Всего один век. Хроника моей жизни - Маргарита Былинкина
Шрифт:
Интервал:
Работа над диссертацией шла в 53–54 годах своим чередом. Раза два в неделю я ездила на семинарские занятия и уроки французского языка на Моховую, в старое здание Московского университета. Это здание в стиле ампир было заново отстроено архитектором Жилярди после пожара 1812 года и появилось в 1817 году одновременно со зданием Манежа. М.В. Ломоносов своим бронзовым бюстом (работы П. Иванова) охраняет нашу alma mater от превращения в очередной офис.

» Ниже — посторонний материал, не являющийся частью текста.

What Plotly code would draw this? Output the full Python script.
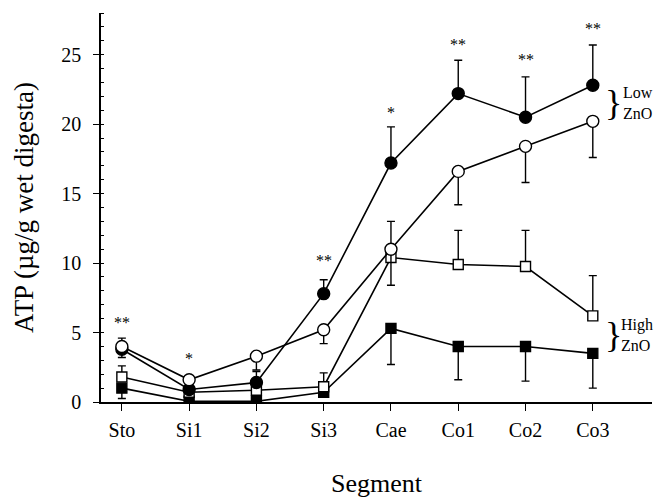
import plotly.graph_objects as go

segments = ["Sto", "Si1", "Si2", "Si3", "Cae", "Co1", "Co2", "Co3"]

low_filled = [3.8, 0.9, 1.4, 7.8, 17.2, 22.2, 20.5, 22.8]
low_filled_err = [0.8, 0.3, 0.8, 1.0, 2.6, 2.4, 2.9, 2.9]

low_open = [4.0, 1.6, 3.3, 5.2, 11.0, 16.6, 18.4, 20.2]
low_open_err = [0.8, 0.3, 1.0, 1.0, 2.6, 2.4, 2.6, 2.6]

high_open = [1.8, 0.7, 0.85, 1.1, 10.4, 9.9, 9.75, 6.2]
high_open_err = [0.8, 0.2, 0.2, 1.0, 2.6, 2.45, 2.6, 2.9]

high_filled = [1.0, 0.05, 0.05, 0.7, 5.3, 4.0, 4.0, 3.5]
high_filled_err = [0.75, 0.05, 0.05, 0.3, 2.6, 2.4, 2.5, 2.5]

star_labels = ["**", "*", "", "**", "*", "**", "**", "**"]
star_y = [5.9, 3.3, 0, 10.3, 21.0, 25.9, 24.8, 27.0]

y_ticks = [0, 5, 10, 15, 20, 25]

FONT = "Liberation Serif, Times New Roman, serif"
zeros = [0] * len(segments)

fig = go.Figure()

def add_series(name, y, err, up, symbol, fill, size):
    fig.add_trace(go.Scatter(
        x=segments, y=y, name=name, mode="lines+markers",
        line=dict(color="black", width=1.6),
        marker=dict(symbol=symbol, size=size, color=fill,
                    line=dict(color="black", width=1.4)),
        error_y=dict(type="data", symmetric=False,
                     array=err if up else zeros,
                     arrayminus=zeros if up else err,
                     color="black", thickness=1.4, width=4),
        showlegend=False,
    ))

add_series("High ZnO (filled)", high_filled, high_filled_err, False, "square", "black", 10)
add_series("High ZnO (open)", high_open, high_open_err, True, "square", "white", 10)
add_series("Low ZnO (filled)", low_filled, low_filled_err, True, "circle", "black", 12)
add_series("Low ZnO (open)", low_open, low_open_err, False, "circle", "white", 12)

for seg, lab, yv in zip(segments, star_labels, star_y):
    if lab:
        fig.add_annotation(x=seg, y=yv, text=lab, showarrow=False,
                           font=dict(family=FONT, size=16, color="#000000"),
                           yanchor="middle", yshift=-2)

# group braces
fig.add_annotation(x=7, y=21.5, text="}", showarrow=False, xshift=10,
                   font=dict(family=FONT, size=36, color="black"), xanchor="left", yanchor="middle")
fig.add_annotation(x=7, y=21.5, text="Low<br>ZnO", showarrow=False, xshift=28,
                   font=dict(family=FONT, size=16, color="black"), xanchor="left", yanchor="middle", align="left")
fig.add_annotation(x=7, y=4.8, text="}", showarrow=False, xshift=10,
                   font=dict(family=FONT, size=36, color="black"), xanchor="left", yanchor="middle")
fig.add_annotation(x=7, y=4.8, text="High<br>ZnO", showarrow=False, xshift=26,
                   font=dict(family=FONT, size=16, color="black"), xanchor="left", yanchor="middle", align="left")

fig.update_layout(
    width=657, height=498,
    margin=dict(l=101, r=5, t=13, b=96, autoexpand=False),
    paper_bgcolor="white", plot_bgcolor="white",
    font=dict(family=FONT, color="black"),
)
fig.update_xaxes(
    type="category", range=[-0.31, 7.88], automargin=False,
    showline=True, linecolor="black", linewidth=1.5,
    ticks="outside", ticklen=7, tickwidth=1.3, tickcolor="black",
    ticklabelstandoff=2,
    showgrid=False, zeroline=False,
    tickfont=dict(family=FONT, size=20, color="black"),
    title=dict(text="Segment", font=dict(family=FONT, size=26, color="black"), standoff=39),
)
fig.update_yaxes(
    range=[0, 28], tickvals=y_ticks, automargin=False,
    showline=True, linecolor="black", linewidth=1.5,
    ticks="outside", ticklen=6, tickwidth=1.3, tickcolor="black",
    ticklabelstandoff=8,
    minor=dict(ticks="inside", ticklen=3, dtick=1, tickcolor="black", tickwidth=1),
    showgrid=False, zeroline=False,
    tickfont=dict(family=FONT, size=20, color="black"),
    title=dict(text="ATP (µg/g wet digesta)", font=dict(family=FONT, size=27, color="black"), standoff=20),
)

fig.write_html("out.html", config={"displayModeBar": False},
               post_script="document.body.style.margin='0';")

В описываемое время там на третьем этаже находился филологический факультет — узенькие коридоры, небольшие аудитории с обшарпанными столами, тесный гардероб. Такая уютная домашняя обстановка казалась убогой по сравнению с красными ковровыми дорожками в помещениях Минвнешторга или ЦК партии.
Я упрямо и кропотливо доискивалась причин смыслового изменения испанских слов в условиях Латинской Америки. Читала сочинения аргентинских филологов и беллетристов, листала словари, выискивая сугубо местные слова и выражения, а затем распределяла их в группы по собственной классификации: результаты воздействия новых для европейцев природных условий, заимствования из индейских языков (субстрат) и из языков иммигрантов (суперстрат).
Работа непосредственно над диссертацией была несравнимо интереснее и легче подготовки к сдаче аспирантских экзаменов, когда приходилось одолевать теорию и историю языкознания и рисовать широчайшие — во весь стол — таблицы, наглядно изображающие (для удержания в памяти) все этапы многовекового дробления латыни на романские языки, и в частности, превращения староиспанского языка в современный.
С моим научным руководителем, профессором Будаговым, мы ладили. Он был приглашен из Ленинграда в МГУ и наделен в Москве трехкомнатной квартирой недалеко от метро Сокол, куда я и наведывалась для консультаций. Рубен Александрович был достаточно молод (лет сорока трех), высок, красив и седовлас. Он являл собой законченный тип кабинетного ученого и интеллигентного петербуржца. Трудно сказать, чем он больше гордился — своими известными трудами по лингвистике или своими изысканными манерами и безупречностью своей русской речи. Всем его домашним хозяйством заправляла жена, маленькая невзрачная женщина, с виду бывшая домработница, не мешавшая ему, однако, выбирать аспиранток по его питерскому вкусу.
Рубен Александрович знакомил меня со своими и чужими лингвистическими воззрениями, смотрел на меня своими грустными армянскими глазами и с каким-то чувственным наслаждением корректировал мои речевые промахи и вольности: «надо произносить эту фамилию Бсколи, а не Асколи… Надо говорить «сколько времени», а не «сколько время»… Надо…» Я, понятно, повиновалась, но однажды сказала: «Рубен Александрович, вы с русским «на вы», а я — «на ты»…» Вскоре профессор Будагов был избран в члены-корреспонденты Академии наук СССР.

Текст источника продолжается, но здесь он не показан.